Hi, I'm a newbie to aquascaping but I am hoping to put together an Iwagumi -style 'scape in a 260l Fluval Vicenza. It has 2x 39W T5's (I think that translates as a low light setup - not done the maths  ). 
Can anyone advise me on the best plants to use in this instance, without CO2. I might be ready to use a liquid carbon source but for several domestic reasons won't be using pressurised CO2. Thanks!


----------



## SunnyP (20 Oct 2009)

I would suggest starting with Java Fern (most of the microsorum genus are fine) as they will grow but a lot slower than with a CO2 system. I feed mine with EasyCarbo everyday and they are sprouting everywhere and I have some lush green leaflets growing. The lighting is about right for java fern to grow fine without algae issues.


----------



## chilled84 (20 Oct 2009)

I have been quiete successfull myself  with growing plants low tec, I used and good substrate, total complete substrate capped with gravel, i heaverly planted from offset to stop algau growth, Mainly stems. I also do not have presurised but do seem to get good results from my co2 optimat, wich is easy to use, just fill the bell once/twice a day.

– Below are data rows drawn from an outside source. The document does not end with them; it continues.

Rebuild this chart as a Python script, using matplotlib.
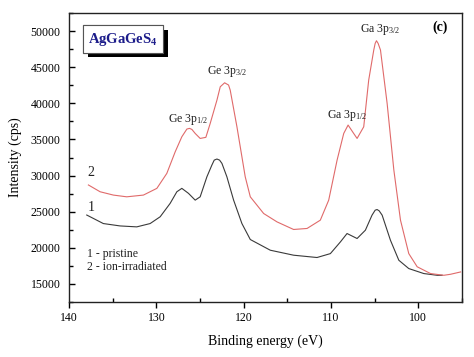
import matplotlib
matplotlib.use("Agg")
import matplotlib.pyplot as plt
from matplotlib.ticker import MultipleLocator
import matplotlib.patheffects as pe

plt.rcParams['font.family'] = ['Liberation Serif', 'DejaVu Serif']
plt.rcParams['mathtext.fontset'] = 'custom'
plt.rcParams['mathtext.rm'] = 'Liberation Serif'
plt.rcParams['mathtext.bf'] = 'Liberation Serif:bold'
plt.rcParams['mathtext.default'] = 'regular'

# 1 - pristine
be_pristine = [137.97, 136.07, 134.15, 132.24, 130.71, 129.56, 128.42, 127.65, 127.08,
               126.32, 125.55, 124.98, 124.21, 123.64, 123.37, 123.06, 122.76, 122.49,
               121.92, 121.15, 120.20, 119.24, 116.95, 114.28, 111.60, 110.07, 108.92,
               108.16, 107.01, 106.06, 105.30, 104.94, 104.72, 104.48, 104.14, 103.19,
               102.23, 101.09, 99.37, 97.84, 97.27]
int_pristine = [24540, 23360, 23030, 22900, 23360, 24300, 26150, 27760, 28230,
                27540, 26600, 27060, 29830, 31450, 32140, 32290, 32140, 31690,
                29830, 26600, 23360, 21150, 19670, 18980, 18660, 19200, 20820,
                21980, 21290, 22440, 24520, 25210, 25300, 25120, 24520, 21050,
                18280, 17130, 16440, 16200, 16200]

# 2 - ion-irradiated
be_irr = [137.78, 136.44, 134.92, 133.39, 131.48, 129.94, 128.80, 127.84, 127.08,
          126.50, 126.20, 125.93, 125.55, 124.98, 124.33, 123.83, 123.06, 122.68,
          122.18, 121.73, 121.54, 120.77, 119.82, 119.24, 117.71, 116.18, 114.28,
          112.74, 111.22, 110.26, 109.30, 108.54, 108.04, 107.40, 107.01, 106.25,
          105.68, 105.10, 104.94, 104.79, 104.60, 104.33, 103.57, 102.80, 102.04,
          101.09, 100.13, 98.60, 97.08, 96.31, 95.16]
int_irr = [28700, 27760, 27300, 27060, 27300, 28230, 30300, 33290, 35370,
           36440, 36530, 36390, 35830, 35140, 35290, 37220, 40440, 42290,
           42840, 42530, 41830, 36750, 29830, 27060, 24750, 23590, 22540,
           22680, 23830, 26600, 32140, 35830, 36990, 35830, 35140, 36750,
           43210, 47370, 48290, 48660, 48290, 47370, 39990, 30760, 23830,
           19200, 17380, 16440, 16200, 16340, 16660]

peak_labels = ["Ge 3p$_{1/2}$", "Ge 3p$_{3/2}$", "Ga 3p$_{1/2}$", "Ga 3p$_{3/2}$"]
peak_pos = [(126.4, 37700), (121.9, 44400), (108.1, 38300), (104.4, 50150)]

fig = plt.figure(figsize=(4.74, 3.57), dpi=100)
ax = fig.add_axes([0.1456, 0.154, 0.829, 0.8096])

ax.plot(be_pristine, int_pristine, color='#3a3a3a', lw=0.8)
ax.plot(be_irr, int_irr, color='#e06a6a', lw=0.8)

ax.set_xlim(140, 95)
ax.set_ylim(12500, 52500)
ax.xaxis.set_major_locator(MultipleLocator(10))
ax.xaxis.set_minor_locator(MultipleLocator(5))
ax.yaxis.set_major_locator(MultipleLocator(5000))
ax.yaxis.set_minor_locator(MultipleLocator(2500))
ax.tick_params(axis='x', which='major', direction='out', length=4, width=1, labelsize=8.5, pad=3)
ax.tick_params(axis='x', which='minor', direction='in', length=3, width=1)
ax.tick_params(axis='y', which='major', direction='in', length=4, width=1, labelsize=8.5, pad=6)
ax.tick_params(axis='y', which='minor', direction='in', length=3, width=1)
for s in ax.spines.values():
    s.set_linewidth(1.0)
    s.set_color('#222222')

ax.set_xlabel("Binding energy (eV)", fontsize=10, labelpad=8)
ax.set_ylabel("Intensity (cps)", fontsize=10, labelpad=6)

for lab, (x, y) in zip(peak_labels, peak_pos):
    ax.text(x, y, lab, fontsize=8.5, ha='center', va='center', color='#222222')

ax.text(137.9, 25600, "1", fontsize=10, ha='left', va='center', color='#222222')
ax.text(137.9, 30400, "2", fontsize=10, ha='left', va='center', color='#222222')
ax.text(137.9, 19200, "1 - pristine", fontsize=8.5, ha='left', va='center', color='#222222')
ax.text(137.9, 17300, "2 - ion-irradiated", fontsize=8.5, ha='left', va='center', color='#222222')

ax.text(0.945, 0.95, "(c)", transform=ax.transAxes, fontsize=10, fontweight='bold',
        ha='center', va='center')

t = ax.text(0.137, 0.91, r"AgGaGeS$_{\mathbf{4}}$", transform=ax.transAxes, fontsize=10.5,
            fontweight='bold', color='#1c1c8a', ha='center', va='center',
            bbox=dict(boxstyle='square,pad=0.35', fc='white', ec='#555555', lw=0.8))
t.get_bbox_patch().set_path_effects([pe.withSimplePatchShadow(offset=(3.5, -3.5),
                                                              shadow_rgbFace='black', alpha=1.0),
                                     pe.Normal()])

fig.savefig("out.png", dpi=100)
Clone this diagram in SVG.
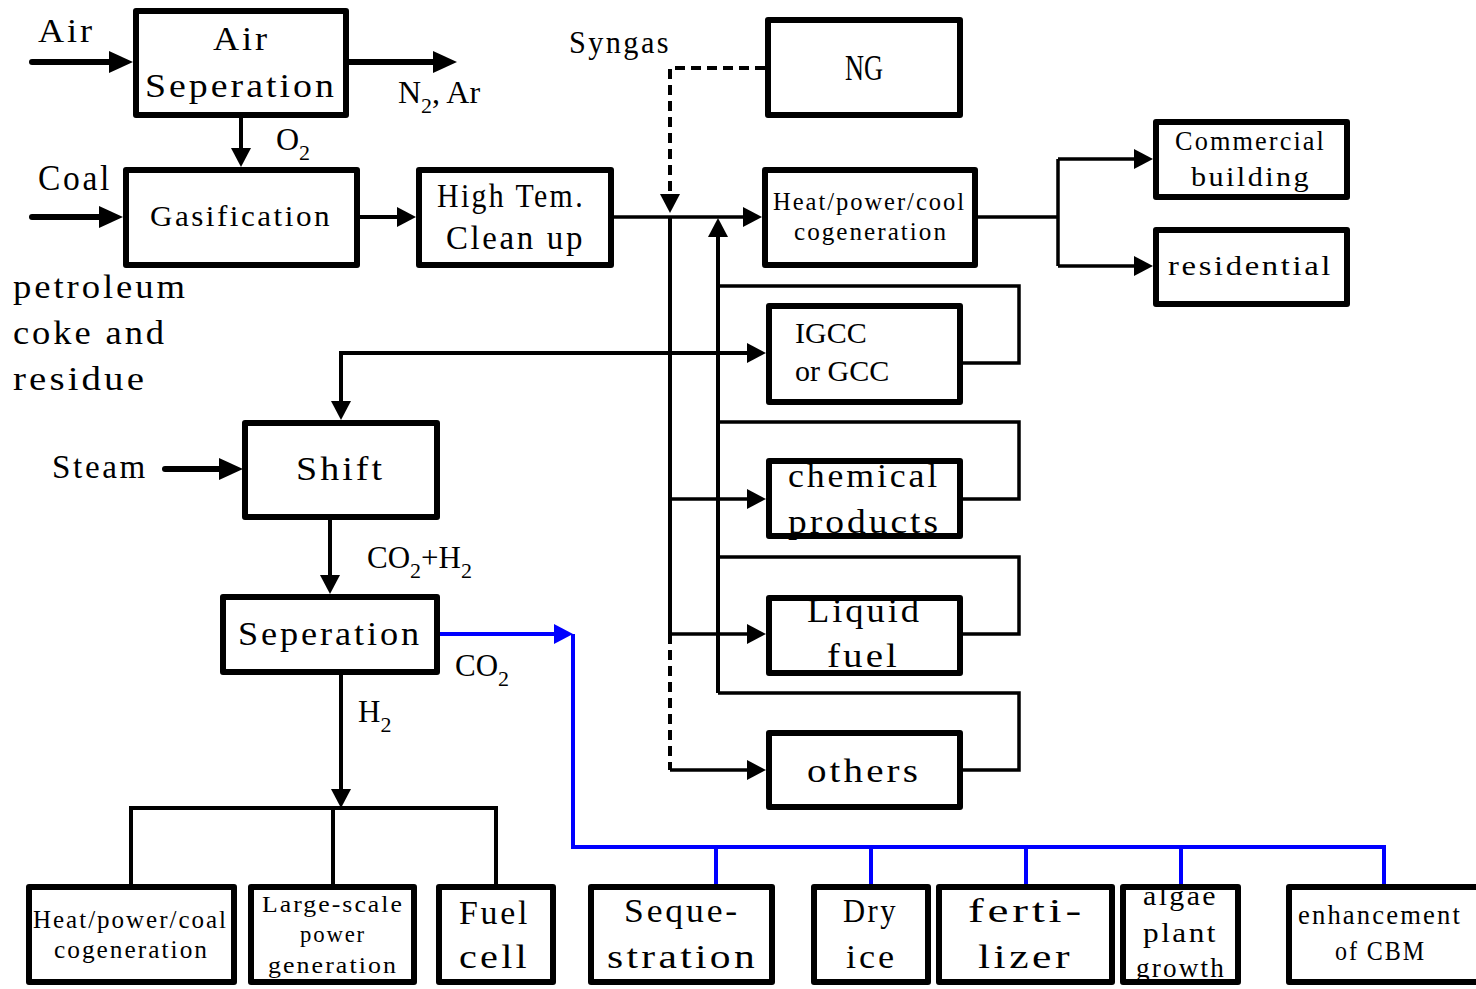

I also top it all off by useing easy carbo once a day. 
 I do get ph rises and drops due to the type of co2 input i use and i do get a very small bit of algaue. but nothing i cant deal with.


----------



## Themuleous (23 Oct 2009)

Anubais and moss are also good 

Sam


----------



## JamesM (23 Oct 2009)

I'm having quite good success with Rotala rotundifolia, Hygrophila polysperma, Staurogyne sp., various mosses, ferns, and even blyxa in my low tech shrimp tank with Oliver Knott's Nature Soil substrate. No co2 or ferts, 60 litre, 15w T8 for 7 hours per day, and the tank has been running quite happily for about 4 months now. Will start adding a small amount of ferts each week soon.


----------



## Ben M (20 Jan 2010)

crypts and Echinodorus species should do well.


----------